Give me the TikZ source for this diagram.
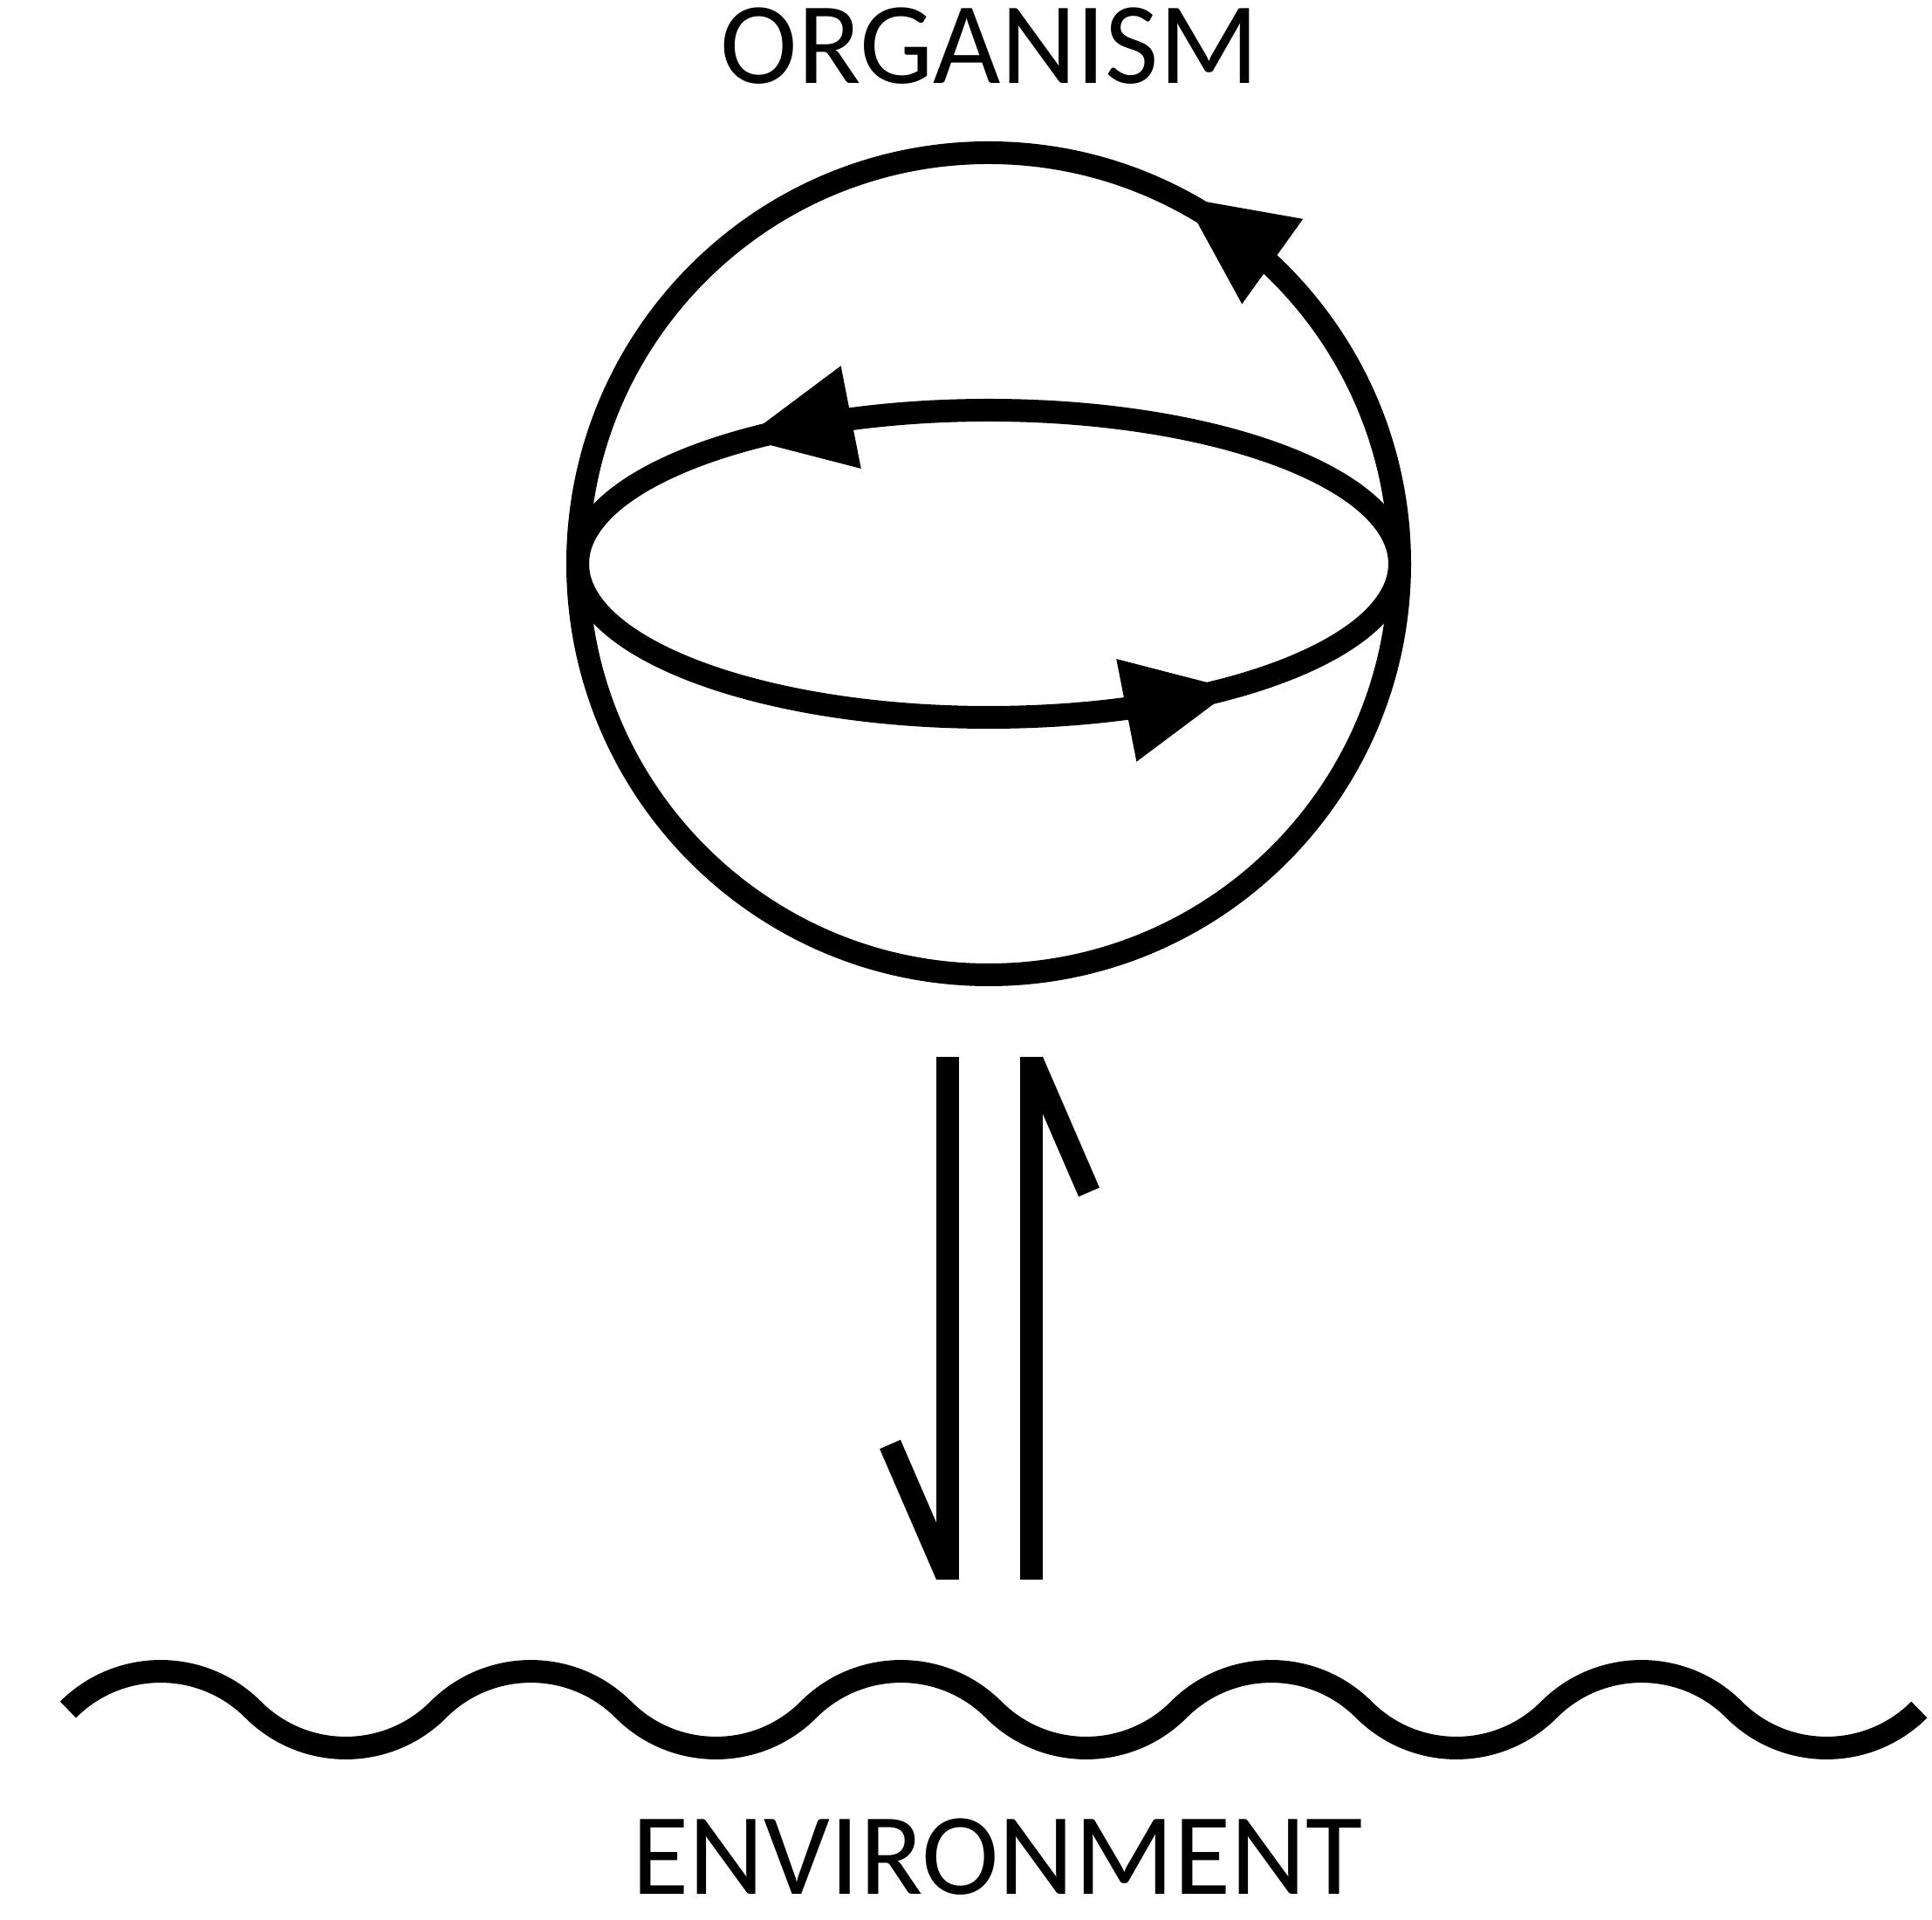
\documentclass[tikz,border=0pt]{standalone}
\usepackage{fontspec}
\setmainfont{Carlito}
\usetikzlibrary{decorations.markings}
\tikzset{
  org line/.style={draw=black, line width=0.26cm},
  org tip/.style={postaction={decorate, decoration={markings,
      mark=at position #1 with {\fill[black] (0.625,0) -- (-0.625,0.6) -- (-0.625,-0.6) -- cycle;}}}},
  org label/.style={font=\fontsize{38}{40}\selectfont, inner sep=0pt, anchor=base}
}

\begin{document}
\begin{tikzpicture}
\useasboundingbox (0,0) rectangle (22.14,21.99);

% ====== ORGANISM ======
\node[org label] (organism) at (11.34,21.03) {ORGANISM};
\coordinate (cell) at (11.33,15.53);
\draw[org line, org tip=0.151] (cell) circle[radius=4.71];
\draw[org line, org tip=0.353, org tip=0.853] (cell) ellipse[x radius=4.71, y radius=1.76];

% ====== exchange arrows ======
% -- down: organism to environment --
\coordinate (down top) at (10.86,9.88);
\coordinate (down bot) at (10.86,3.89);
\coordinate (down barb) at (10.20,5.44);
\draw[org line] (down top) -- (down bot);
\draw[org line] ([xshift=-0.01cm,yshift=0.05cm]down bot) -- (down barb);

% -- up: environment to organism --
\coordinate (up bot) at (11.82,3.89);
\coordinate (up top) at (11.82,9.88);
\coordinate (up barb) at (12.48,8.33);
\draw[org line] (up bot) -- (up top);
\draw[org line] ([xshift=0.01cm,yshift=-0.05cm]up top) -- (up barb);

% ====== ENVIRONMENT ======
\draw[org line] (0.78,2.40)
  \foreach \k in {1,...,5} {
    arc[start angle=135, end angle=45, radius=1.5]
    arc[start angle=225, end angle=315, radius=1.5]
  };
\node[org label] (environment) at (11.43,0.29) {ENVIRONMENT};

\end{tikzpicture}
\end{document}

########################################

**Work to complete:** Repeat, word for word and with no pictures, only the lines running from the beginning of the data to the line that contains "radius=4.71, y radius=1.76];".

**Response to this exercise:**
Give me the TikZ source for this diagram.
\documentclass[tikz,border=0pt]{standalone}
\usepackage{fontspec}
\setmainfont{Carlito}
\usetikzlibrary{decorations.markings}
\tikzset{
  org line/.style={draw=black, line width=0.26cm},
  org tip/.style={postaction={decorate, decoration={markings,
      mark=at position #1 with {\fill[black] (0.625,0) -- (-0.625,0.6) -- (-0.625,-0.6) -- cycle;}}}},
  org label/.style={font=\fontsize{38}{40}\selectfont, inner sep=0pt, anchor=base}
}

\begin{document}
\begin{tikzpicture}
\useasboundingbox (0,0) rectangle (22.14,21.99);

% ====== ORGANISM ======
\node[org label] (organism) at (11.34,21.03) {ORGANISM};
\coordinate (cell) at (11.33,15.53);
\draw[org line, org tip=0.151] (cell) circle[radius=4.71];
\draw[org line, org tip=0.353, org tip=0.853] (cell) ellipse[x radius=4.71, y radius=1.76];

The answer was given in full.